The people of Israel tested God by asking, “Is the Lord among us or not?” Paul makes it clear that he was!

For I do not want you to be unaware, brothers, that our fathers were all under the cloud, and all passed through the sea, 2 and all were baptized into Moses in the cloud and in the sea, 3 and all ate the same spiritual food, 4 and all drank the same spiritual drink. For they drank from the spiritual Rock that followed them, and the Rock was Christ. 5 Nevertheless, with most of them God was not pleased, for they were overthrown in the wilderness.

Paul connects passing through the sea to Holy Baptism and the miraculous manna and the water from the rock to the Sacrament of the Altar. That Rock was Christ himself! These are not mere symbols but the reality of Christ’s real presence among his people. To ask if God is among us or not, we need not look far. Here in this sanctuary is the gracious presence of Christ. Here he comes to be among us with his Word and Sacraments. God bestows his lavish mercy on us all. Christ comes to us in his true body and blood, not mere symbols, but truly, bodily, in us. As the yellow pew card quotes Paul, “Christ lives in me” in the Sacrament, an even more intimate relationship than the Israelites experienced. He feeds us with his body and gives us to drink of his blood. He is the spiritual Rock from which we drink. He is the spring of life that never runs out [John 4].

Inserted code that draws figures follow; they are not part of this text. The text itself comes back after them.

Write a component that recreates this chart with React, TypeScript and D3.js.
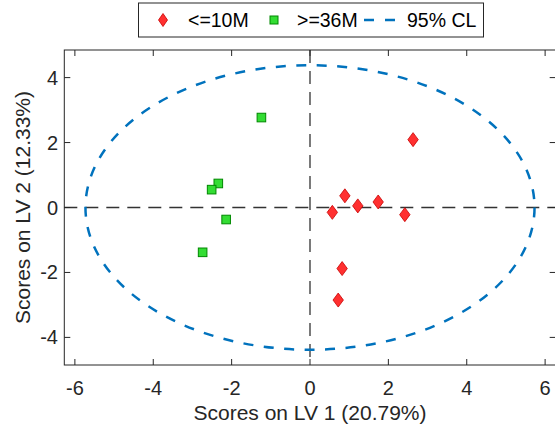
import React from "react";
import * as d3 from "d3";

const redX = [2.63, 0.89, 0.57, 1.22, 1.74, 2.42, 0.82, 0.72];
const redY = [2.09, 0.36, -0.15, 0.05, 0.17, -0.22, -1.88, -2.85];
const greenX = [-1.24, -2.34, -2.51, -2.14, -2.74];
const greenY = [2.77, 0.74, 0.55, -0.37, -1.38];
const ellipseR = [5.73, 4.38];
const xTicks = [-6, -4, -2, 0, 2, 4, 6];
const yTicks = [-4, -2, 0, 2, 4];
const legendLabels = ["<=10M", ">=36M", "95% CL"];
const xLabel = "Scores on LV 1 (20.79%)";
const yLabel = "Scores on LV 2 (12.33%)";

const W = 555, H = 426;
const L = 64.3, R = 555.7, T = 50, B = 365;
const FONT = "'Liberation Sans', Arial, Helvetica, sans-serif";

export default function App() {
  const x = d3.scaleLinear().domain([-6.27, 6.27]).range([L, R]);
  const y = d3.scaleLinear().domain([-4.85, 4.85]).range([B, T]);
  const axisCol = "#262626";
  const diamond = (cx: number, cy: number, w: number, h: number) =>
    `M${cx},${cy - h}L${cx + w},${cy}L${cx},${cy + h}L${cx - w},${cy}Z`;
  const red = redX.map((v, i) => [x(v), y(redY[i])]);
  const green = greenX.map((v, i) => [x(v), y(greenY[i])]);
  return (
    <svg width={W} height={H} style={{ position: "fixed", left: 0, top: 0, background: "#fff" }} fontFamily={FONT}>
      <rect x={0} y={0} width={W} height={H} fill="#fff" />
      {/* zero lines */}
      <line x1={L} x2={R} y1={y(0)} y2={y(0)} stroke="#333" strokeWidth={1.3} strokeDasharray="13 8" />
      <line x1={x(0)} x2={x(0)} y1={T} y2={B} stroke="#333" strokeWidth={1.3} strokeDasharray="13 8" />
      {/* ellipse */}
      <ellipse cx={x(0)} cy={y(0)} rx={x(ellipseR[0]) - x(0)} ry={y(0) - y(ellipseR[1])}
        fill="none" stroke="#0072BD" strokeWidth={2.5} strokeDasharray="10 10.5" />
      {/* markers */}
      {green.map(([cx, cy], i) => (
        <rect key={"g" + i} x={cx - 4.3} y={cy - 4.3} width={8.6} height={8.6} fill="#33DD33" stroke="#008800" strokeWidth={1} />
      ))}
      {red.map(([cx, cy], i) => (
        <path key={"r" + i} d={diamond(cx, cy, 5.2, 7)} fill="#FF3030" stroke="#C80000" strokeWidth={0.8} />
      ))}
      {/* axes box */}
      <rect x={L} y={T} width={R - L} height={B - T} fill="none" stroke={axisCol} strokeWidth={1} />
      {xTicks.map((t) => (
        <g key={"xt" + t}>
          <line x1={x(t)} x2={x(t)} y1={B} y2={B - 6} stroke={axisCol} />
          <line x1={x(t)} x2={x(t)} y1={T} y2={T + 6} stroke={axisCol} />
          <text x={x(t)} y={394.5} textAnchor="middle" fontSize={20} fill={axisCol}>{t}</text>
        </g>
      ))}
      {yTicks.map((t) => (
        <g key={"yt" + t}>
          <line x1={L} x2={L + 6} y1={y(t)} y2={y(t)} stroke={axisCol} />
          <line x1={R} x2={R - 6} y1={y(t)} y2={y(t)} stroke={axisCol} />
          <text x={58} y={y(t) + 7} textAnchor="end" fontSize={20} fill={axisCol}>{t}</text>
        </g>
      ))}
      <text x={x(0)} y={420} textAnchor="middle" fontSize={21} fill={axisCol}>{xLabel}</text>
      <text transform={`translate(30,${y(0)}) rotate(-90)`} textAnchor="middle" fontSize={21} fill={axisCol}>{yLabel}</text>
      {/* legend */}
      <rect x={138.5} y={3} width={345} height={34} fill="#fff" stroke={axisCol} strokeWidth={1} />
      <path d={diamond(163, 20, 4.5, 6.5)} fill="#FF3030" stroke="#C80000" strokeWidth={0.8} />
      <text x={188} y={27} fontSize={19.5} fill="#000">{legendLabels[0]}</text>
      <rect x={270} y={16} width={8} height={8} fill="#33DD33" stroke="#008800" strokeWidth={1} />
      <text x={297} y={27} fontSize={19.5} fill="#000">{legendLabels[1]}</text>
      <line x1={364} x2={396} y1={20} y2={20} stroke="#0072BD" strokeWidth={2.5} strokeDasharray="10 11" />
      <text x={407} y={27} fontSize={19.5} fill="#000">{legendLabels[2]}</text>
    </svg>
  );
}
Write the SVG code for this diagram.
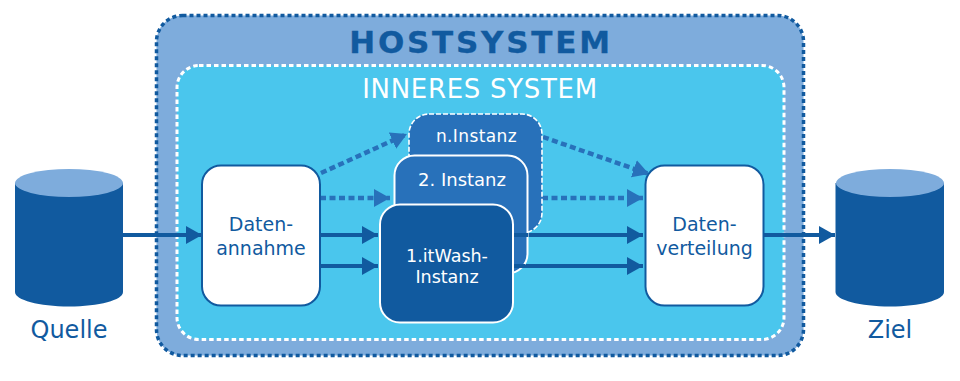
<svg xmlns="http://www.w3.org/2000/svg" width="960" height="381" viewBox="0 0 960 381">
<style>
text{font-family:"DejaVu Sans",Verdana,sans-serif;text-anchor:middle}
.dark{fill:#115a9f}
.w{fill:#fff}
.box{fill:#fff;stroke:#115a9f;stroke-width:2}
.cyl{fill:#115a9f}
.top{fill:#7eacdc}
.s{fill:none;stroke:#115a9f;stroke-width:4}
.d{fill:none;stroke:#2871ba;stroke-width:4.500;stroke-dasharray:6 3.500}
</style>
<defs>
<marker id="a1" markerUnits="userSpaceOnUse" markerWidth="17" markerHeight="19" refX="16" refY="9.500" orient="auto"><path d="M0 .5L16 9.500L0 18.500Z" fill="#115a9f"/></marker>
<marker id="a2" markerUnits="userSpaceOnUse" markerWidth="17" markerHeight="19" refX="16" refY="9.500" orient="auto"><path d="M0 .5L16 9.500L0 18.500Z" fill="#2871ba"/></marker>
</defs>
<g id="hostsystem">
<rect x="156.500" y="15.500" width="647" height="340" rx="26" fill="#7eacdc" stroke="#115a9f" stroke-width="3.500" stroke-dasharray="4 3"/>
<text x="481" y="53" font-size="31" font-weight="bold" letter-spacing="2.750" stroke="#115a9f" stroke-width=".3" class="dark">HOSTSYSTEM</text>
</g>
<g id="inneres-system">
<rect x="177" y="65.500" width="607" height="274" rx="22" fill="#4ac6ed" stroke="#fff" stroke-width="3" stroke-dasharray="4.500 3"/>
<text x="480" y="97.500" font-size="26" letter-spacing=".7" class="w">INNERES SYSTEM</text>
</g>
<g id="quelle">
<path class="cyl" d="M15 183V292C15 300 39 306.500 69 306.500S123 300 123 292V183Z"/>
<ellipse class="top" cx="69" cy="183" rx="54" ry="14"/>
<text x="69" y="338" font-size="24" class="dark">Quelle</text>
</g>
<g id="ziel">
<path class="cyl" d="M835.500 183V292C835.500 300 860 306.500 890 306.500S944 300 944 292V183Z"/>
<ellipse class="top" cx="890" cy="183" rx="54" ry="14"/>
<text x="890" y="338" font-size="24" class="dark">Ziel</text>
</g>
<g id="connectors">
<path class="s" marker-end="url(#a1)" d="M123 235H202"/>
<path class="s" marker-end="url(#a1)" d="M320 235H378"/>
<path class="s" marker-end="url(#a1)" d="M320 266H378"/>
<path class="d" marker-end="url(#a2)" d="M320 198H390"/>
<path class="d" marker-end="url(#a2)" d="M321 173L407 134"/>
<path class="d" marker-end="url(#a2)" d="M542 198H643"/>
<path class="d" marker-end="url(#a2)" d="M543 137L649 174"/>
<path class="s" marker-end="url(#a1)" d="M513 235H643"/>
<path class="s" marker-end="url(#a1)" d="M513 266H643"/>
<path class="s" marker-end="url(#a1)" d="M764 235H835"/>
</g>
<g id="n-instanz">
<rect x="409" y="114" width="133" height="119" rx="20" fill="#2871ba" stroke="#fff" stroke-width="1.600" stroke-dasharray="5 2"/>
<text x="476.500" y="142" font-size="17" letter-spacing=".4" class="w">n.Instanz</text>
</g>
<g id="instanz-2">
<rect x="394.500" y="155.500" width="133" height="118" rx="20" fill="#2871ba" stroke="#fff" stroke-width="2"/>
<text x="462" y="186" font-size="18" class="w">2. Instanz</text>
</g>
<path class="s" d="M513 235H528M513 266H525"/>
<g id="instanz-1">
<rect x="380" y="204.500" width="133" height="118" rx="20" fill="#115a9f" stroke="#fff" stroke-width="2"/>
<text x="447" y="262" font-size="17.500" class="w">1.itWash-</text>
<text x="447" y="283" font-size="17.500" class="w">Instanz</text>
</g>
<g id="datenannahme">
<rect x="202" y="165.500" width="118" height="140" rx="19" class="box"/>
<text x="261" y="231" font-size="19" class="dark">Daten-</text>
<text x="261" y="255" font-size="19" class="dark">annahme</text>
</g>
<g id="datenverteilung">
<rect x="645.500" y="165.500" width="118" height="140" rx="19" class="box"/>
<text x="704.500" y="231" font-size="19" class="dark">Daten-</text>
<text x="704.500" y="255" font-size="19" class="dark">verteilung</text>
</g>
</svg>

These things which took place in the wilderness are meant as warnings to us not to fall into evil grumbling and complaining, either about God’s providence in providing for our physical or spiritual needs, or about those who have worked but one hour and enjoy all the blessings of heaven. Everything depends upon the superabundant grace of God in Christ Jesus, the spiritual Rock that satisfies all spiritual hunger and thirst. Having faith in Christ, our Rock, we will enter God’s eternal rest.

O God the Holy Spirit, keep us in the true faith and strengthen us to run our race so that we receive the prize, life everlasting!

In the Name of the Father and of the ✠ Son and of the Holy Spirit.